There is little in the record to indicate that LEGO signifies, in the public mind, toy bricks manufactured by the plaintiff. Plaintiff's exhibits contain several letters from purchasers, which compliment plaintiff's licensee on the product. There are also several letters from retail stores, which state that the Christmas, 1961, sales of the Lego product were excellent. It cannot be presumed, however, that the wide advertising and promotion has caused LEGO to be identified with bricks marketed by the plaintiff. The plaintiff has not met its burden to establish that the name LEGO is identified with toy bricks marketed by plaintiff.
The record does not establish other predatory practices by defendants, such as actual deception or appropriation of plaintiff's property rights, which would entitle the plaintiff to relief even though the secondary significance of the name LEGO has not been established.
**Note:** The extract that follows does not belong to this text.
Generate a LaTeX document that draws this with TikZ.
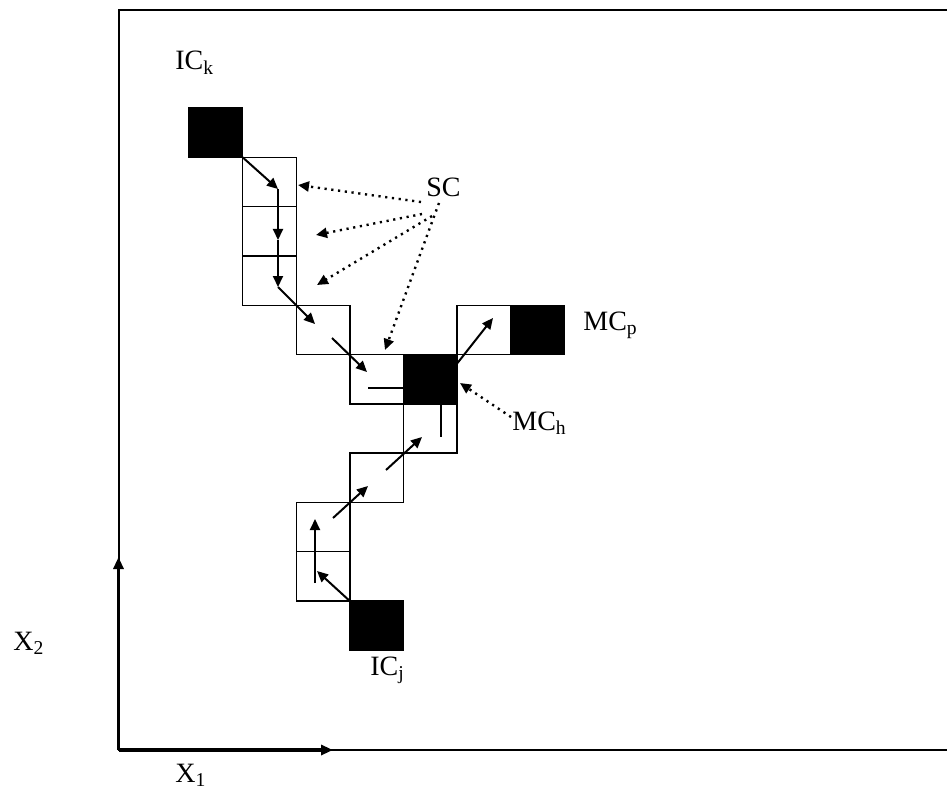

See Norwich Pharmacal Company v. Sterling Drug, Inc., 2 Cir., 1959, 271 F.2d 569; Safeway Stores, Inc. v. Sklar, E.D.Pa. 1947, 75 F. Supp. 98.
Even had plaintiff established the secondary significance of LEGO, there is not sufficient evidence on which to find a likelihood of confusion in the purchasing public. There is no evidence that defendants used packages marked LINO METHOD. See Yard-Man, Inc. v. Savage Arms Corp., 220 F.2d 782, 42 C.C.P.A. 862. The defendants' brick set container includes the name "Modern Builder" in large black lettering. The mark on the container is "Diamond H. Brand" printed in conjunction with a black lined diamond symbol. In the April, 1962, editions of Toys and Novelties and Playthings, national toy trade magazines, defendants have page and one-third advertisements which include the wording, in large letters, "Introducing LINO METHOD" and "More to Build with LINO METHOD." The only other evidence to show the extent of defendants' promotion of their product in association with these terms are affidavits which state defendants displayed bricks promoted under the name LINO in one of their New York City show rooms and at the March, 1962, toy show.
Motion for an injunction, pendente lite, will be denied.